GoAir Managing Director Jeh Wadia is ecstatic. Eight months after ordering 72 Airbus A320 Neos worth over $7 billion (Rs 32,400 crore), he has signed an all-important engine deal for these planes. Wadia has told Reuters the deal is worth $1 billion. The planes will be delivered to the GoAir fleet 2016 onwards. The airline has seen modest growth since its inception and has even seen its loads fall below all airlines in December. Wadia speaks to Aneesh Phadnis about the airline’s plans. Edited excerpts:
GoAir’s load fell to 77 per cent. And, it was lower than those of other airlines in December 2011 for the first-time ever. Why did this happen?
We were particular about raising fares.

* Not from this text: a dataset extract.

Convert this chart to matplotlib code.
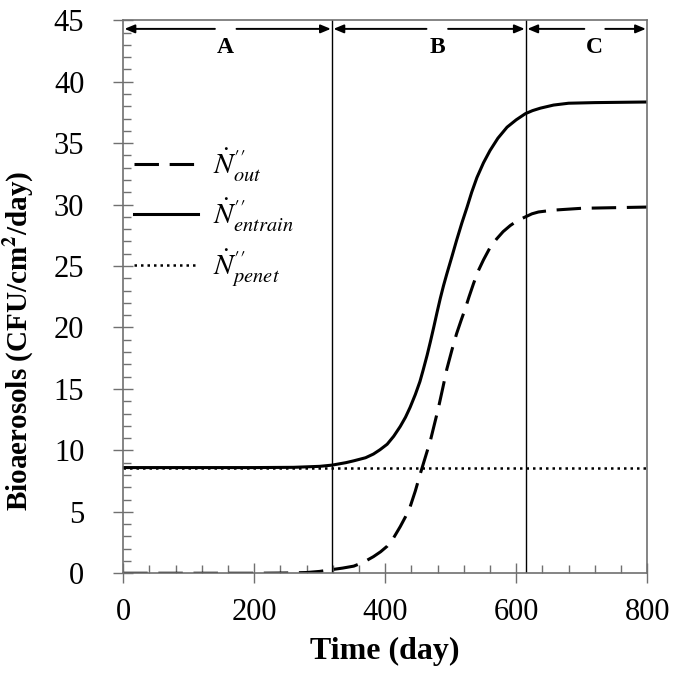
import matplotlib.pyplot as plt
from matplotlib.ticker import MultipleLocator

plt.rcParams['font.family'] = 'Liberation Serif'
plt.rcParams['mathtext.fontset'] = 'stix'

# values
t_entrain = [0, 100, 200, 260, 300, 319, 340, 352, 370, 382, 392, 403, 413, 423, 431, 438, 446,
             453, 458, 464, 469, 474, 479, 484, 489, 494, 502, 509, 517, 525, 532, 540, 550, 560,
             572, 586, 600, 614, 625, 637, 657, 680, 720, 800]
n_entrain = [8.6, 8.6, 8.6, 8.62, 8.7, 8.8, 9.0, 9.15, 9.4, 9.7, 10.05, 10.5, 11.15, 11.95, 12.7,
             13.5, 14.55, 15.6, 16.55, 17.75, 18.85, 20.0, 21.2, 22.35, 23.4, 24.35, 25.8, 27.1, 28.5,
             29.8, 31.0, 32.2, 33.4, 34.4, 35.4, 36.3, 36.9, 37.4, 37.65, 37.85, 38.1, 38.25, 38.3, 38.35]

t_out = [0, 100, 200, 250, 280, 300, 319, 335, 352, 367, 382, 393, 403, 413, 423, 431, 438, 446,
         453, 461, 469, 475, 481, 488, 494, 502, 509, 516, 522, 528, 535, 542, 550, 560, 570,
         580, 591, 602, 614, 624, 634, 657, 700, 750, 800]
n_out = [0, 0, 0, 0.02, 0.06, 0.15, 0.3, 0.42, 0.58, 0.9, 1.35, 1.75, 2.2, 2.9, 3.8, 4.6, 5.4,
         6.7, 8.0, 9.4, 10.8, 12.1, 13.4, 15.1, 16.6, 18.2, 19.5, 20.6, 21.5, 22.5, 23.6, 24.6,
         25.5, 26.5, 27.2, 27.8, 28.3, 28.7, 29.0, 29.25, 29.4, 29.55, 29.7, 29.75, 29.8]

t_penet = [0, 800]
n_penet = [8.6, 8.6]

bounds = [0, 319, 615, 800]
zones = ['A', 'B', 'C']
label_x = [156, 479, 720]
gaps = [(140, 173), (463, 496), (704, 736)]

fig = plt.figure(figsize=(6.77, 6.76), dpi=100)
ax = fig.add_axes([0.182, 0.152, 0.774, 0.818])

ax.plot(t_out, n_out, color='black', lw=2.2, ls=(0, (8, 3.5)), label=r"$\dot{N}^{\prime\prime}_{out}$")
ax.plot(t_entrain, n_entrain, color='black', lw=2.2, label=r"$\dot{N}^{\prime\prime}_{entrain}$")
ax.plot(t_penet, n_penet, color='black', lw=1.8, ls=(0, (1, 1.6)), label=r"$\dot{N}^{\prime\prime}_{penet}$")

for b in bounds[1:3]:
    ax.plot([b, b], [0, 45], color='black', lw=1)

# zone arrows along the top
arrow = dict(arrowstyle='-|>,head_length=0.6,head_width=0.25', color='black', lw=1.4,
             shrinkA=0, shrinkB=0)
for i, z in enumerate(zones):
    g0, g1 = gaps[i]
    ax.annotate('', xy=(bounds[i] + 2, 44.3), xytext=(g0, 44.3), arrowprops=arrow)
    ax.annotate('', xy=(bounds[i + 1] - 2, 44.3), xytext=(g1, 44.3), arrowprops=arrow)
    ax.text(label_x[i], 42.8, z, ha='center', va='center', fontsize=17, fontweight='bold')

ax.set_xlim(0, 800)
ax.set_ylim(0, 45)
ax.xaxis.set_major_locator(MultipleLocator(200))
ax.xaxis.set_minor_locator(MultipleLocator(40))
ax.yaxis.set_major_locator(MultipleLocator(5))
ax.yaxis.set_minor_locator(MultipleLocator(1))
ax.tick_params(which='major', direction='inout', length=14, width=1, color='#707070', labelsize=22)
ax.tick_params(which='minor', direction='in', length=5.5, width=1, color='#707070')
ax.tick_params(axis='x', which='major', pad=11)
ax.tick_params(axis='y', which='major', pad=21)
for s in ax.spines.values():
    s.set_color('#707070')
    s.set_linewidth(1.2)

ax.set_xlabel('Time (day)', fontsize=23, fontweight='bold')
ax.xaxis.set_label_coords(0.5, -0.115)
ax.set_ylabel('Bioaerosols (CFU/cm$^{\\mathbf{2}}$/day)', fontsize=21, fontweight='bold')
ax.yaxis.set_label_coords(-0.166, 0.421)

ax.legend(loc='upper left', bbox_to_anchor=(-0.029, 0.819), frameon=False, fontsize=21,
          handlelength=2.2, labelspacing=0.45, handletextpad=0.5)

fig.savefig('out.png', dpi=100)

We decided to increase fares at the cost of load reduction, and this has paid off. Increase in revenue has made up for the loss in load factor. We made more revenue at 77 per cent than what I would have at 86 per cent loads. We were able to charge more to last minute passengers.
What is your expansion plan in 2012. Any plans to expand internationally?
There are no plans to expand on international routes. Our focus is to consolidate in India in a profitable way. We will be inducting three airbus A320s to our fleet this year.
The government has allowed airlines to import aviation turbine fuel. What are your views?
What are your fund-raising plans in this financial year?
We are adequately funded and there are no fund-raising plans this year.
There has been an exodus of senior management in the last few months. There are changes in the senior management every year.
I have replaced the previous chief finance officer. There is a new head of human resources. It (changes in management) is not happening every year. I run a result-oriented organisation.
What is the value and significance of the deal with Pratt and Whitney for engines?
We have signed a $7.2-billion order for the Airbus planes. The engines will give us improved fuel efficiency and better operational performance.